Take a tour around Balboa Park? Betul is annoyed right away. This means that she will have to spend more time dragging around but won’t get paid at the usual rate. People are ignorant. They should have told me earlier.
Seeing her reluctance, the young man says, “Please consider this as a favor to us. I’ll pay you $100 for the hour.”
Betul calculates in her mind. She looks at the couple; they look like a newlywed couple, perhaps on their honeymoon. With the offer that’s twice the usual sum, Betul agrees to do them a favor.
“You have one hour, so you can see only the outside of the museums and the buildings. There is no time to go inside,” she reminds them and starts to drive slowly.
“That’s fine. We just want to see the architecture and the scenery,” the young man says with an air of gratitude.
“This building is the Natural History Museum and on the opposite side there is the Desert Garden,” Betul explains.
“How beautiful! Can we take a picture here?” the man asks.
“Sure.” Betul stops the car at the curbside. She sees the man get out first and go to the other side to open the door for the woman. The woman moves slowly as if she is either in pain or... is expecting? One can never tell.
After the picture, they move on. “This one is called Casa Del Prado. In English it means House of Hospitality.”
“How exquisite!” The couple takes another picture there.
“This one is the Museum of Art. It’s the first museum in this park.”
“What a majestic façade!” They take a few pictures of the building from different angles.
“You have to hurry up if you want to see more,” Betul warns them.
Now they are at the Sculpture Garden and seem to get totally lost in it. Seeing them moving from one statue to another at a crawling speed, she says, “You won’t have time to take a picture of every piece. Make your choices. You have only ten minutes to go.”
At that moment the California Tower chimes, and they turn toward the sound and see a tall church-like building. “What’s that building?”
“That’s the California Tower, a symbol of San Diego.”
They walk closer. Another amazing example of architecture. It has a mixed Baroque, Gothic and Spanish style. “How beautiful!” the woman says softly.
“You like it?”
The woman nods.
The man turns to Betul and says, “Do you mind taking one last picture of both of us?”
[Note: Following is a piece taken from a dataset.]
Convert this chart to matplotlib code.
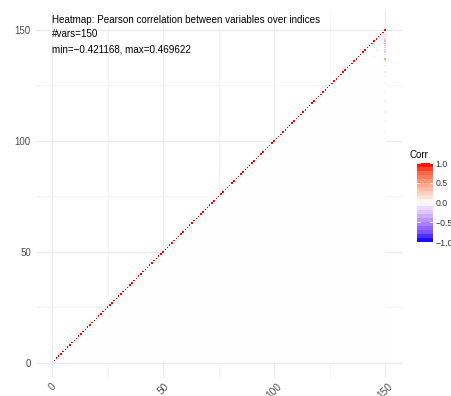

“Of course, but you really have to hurry.” She looks at her cell phone again.
The man gives his cell phone to Betul. She focuses: There, the young man holds his wife around the shoulder; their heads lean toward each other; their smiles spell happiness. She presses the button a couple of times to be sure. A nice picture, she thinks. Then, somehow a complex feeling arises in her heart. Jealousy? Or fear of a short-lived happiness?
On the way to the airport, Betul asks warmly, “Is this your honeymoon?”
The man sips water from a bottle, then says, “Actually, we’ve been married for three years.”
The man turns and looks at his wife. She gives him a smile. Wrapping his hand around her shoulder again, he says, “To tell you the truth, my wife was diagnosed with an advanced cancer recently and was told that she has only a few months to live. This is why we made this trip, so we could see as much as possible before... going home.”
Betul’s throat tightens. She drives on in silence.
At the airport terminal entrance, she says goodbye to the couple, then watches them walk away slowly until they are out of her sight.
Afterward, she drives to the Uber pickup line and waits for her turn.
When the next man in line approaches her car, Betul startles. The man looks familiar. When and where has she seen him before? She has seen too many customers. The man also spots her hijab. His hand pauses on the door handle. After a noticeable, yet fleeting moment, too short to evoke a memory, he opens the door and gets into the car. “Hotel Del Coronado, please,” he announces.
Without looking into the rearview mirror, she replies, “Got it.” She presses on the switch to begin tracking the mileage, then gently steps on the gas pedal.